7) You recently created new collections, can you tell us about these?
When I started Quiet Light Creations, I tried to always make a new, unique design whenever I added a new item to my shop. This became a little hard to keep up with, so I recently reorganized my little shop to focus in on just 10 of these designs inspired by 10 unique saints. I also realized that a design I used for one rosary someone else wanted in a smaller chaplet rosary, so I made 4 different styles reflecting each design. Each collection includes a rosary, a chaplet rosary, a chaplet rosary bracelet, and a rosary wrap bracelet and an entire collection can be purchased at a discounted price (…this idea came from my own shopping woes of trying to find gifts for friends and family that are unique but still similar.)
The last day to order before Christmas is December 16th.
8) What is it that most attracts you to the Blessed Mother. Why is the rosary important?

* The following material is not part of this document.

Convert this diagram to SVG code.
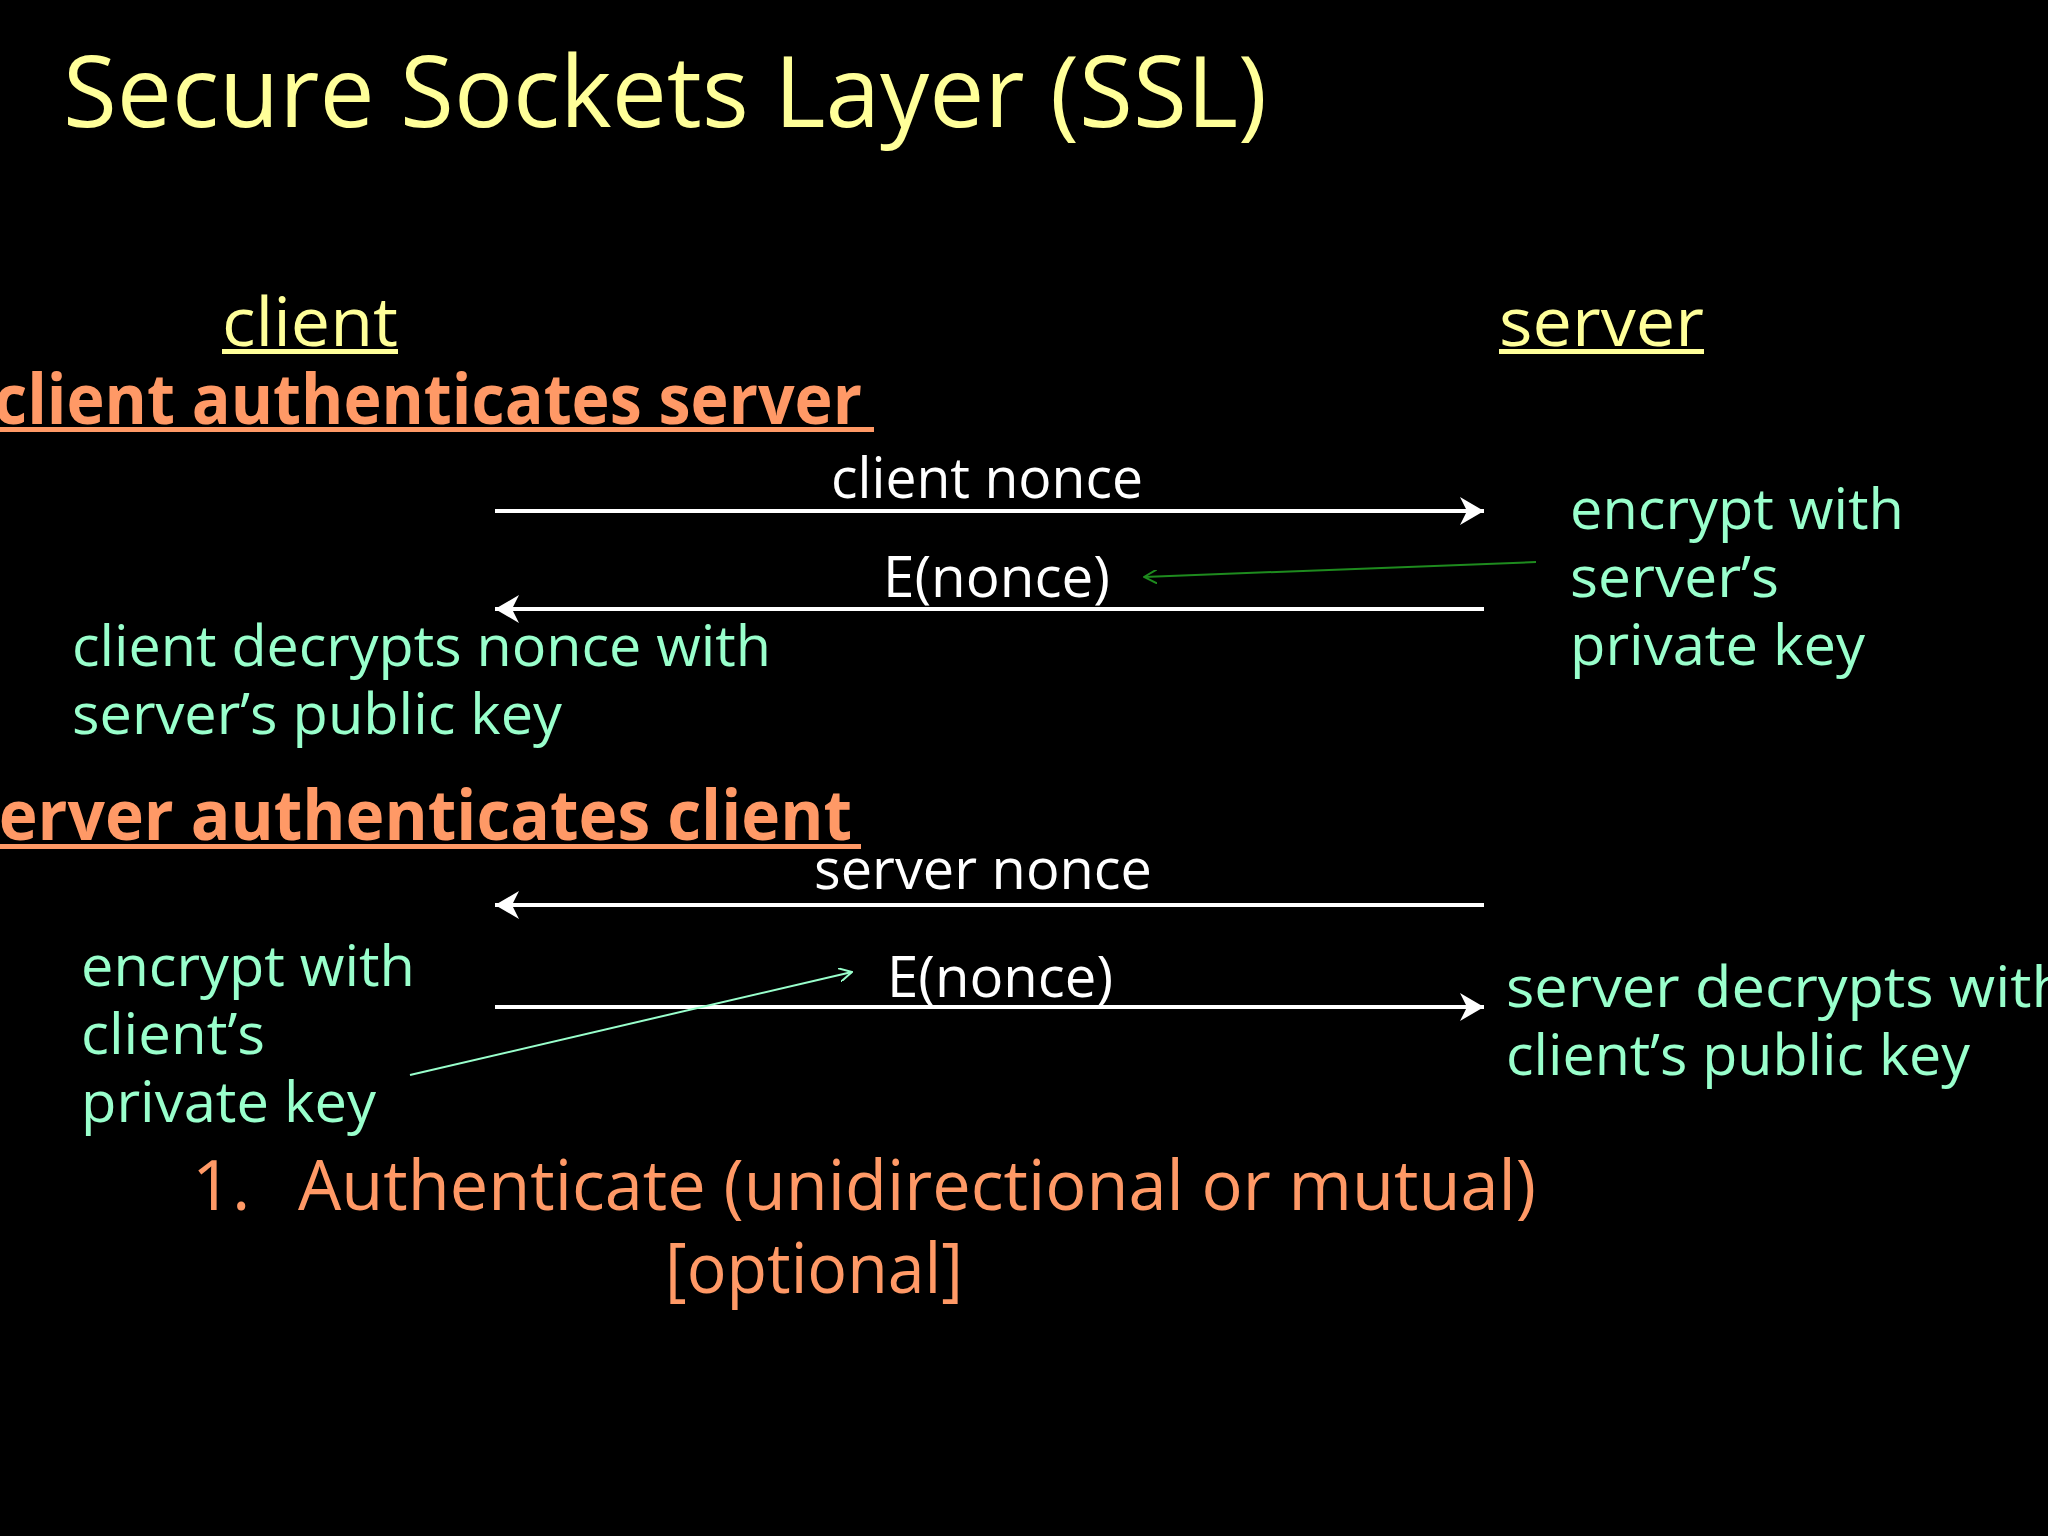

Our Blessed Mother is mysterious. She’s a prominent figure in our Church but there is so much that we don’t know about her. And my favorite part is that God intended it to be exactly that way. Mary’s purpose is to bring us closer to Christ. She reflects any honor she receives from us, directly to Christ just as she reflects His love straight to us. She also completely terrifies Satan just by simply being herself, in her patience, humility, and gentleness. That’s incredible.
The rosary combines so many types of prayer into one. Once you realize that the repetition is the background music of meditating on the mysteries, the rosary becomes so much more creative than the sleepy echo of our basic prayers. Sometimes I view the mysteries of the rosary from a different character’s perspective and other times I place myself as a bystander in the scene and other times I compare the scenes of Christ’s life to my own. Every time a rosary is prayed, though it’s a structured prayer, the offering entrusted into Mary’s hands is still a unique gift from each person, every time. Though sometimes we think it's all just the same, Mary never hears the same rosary twice.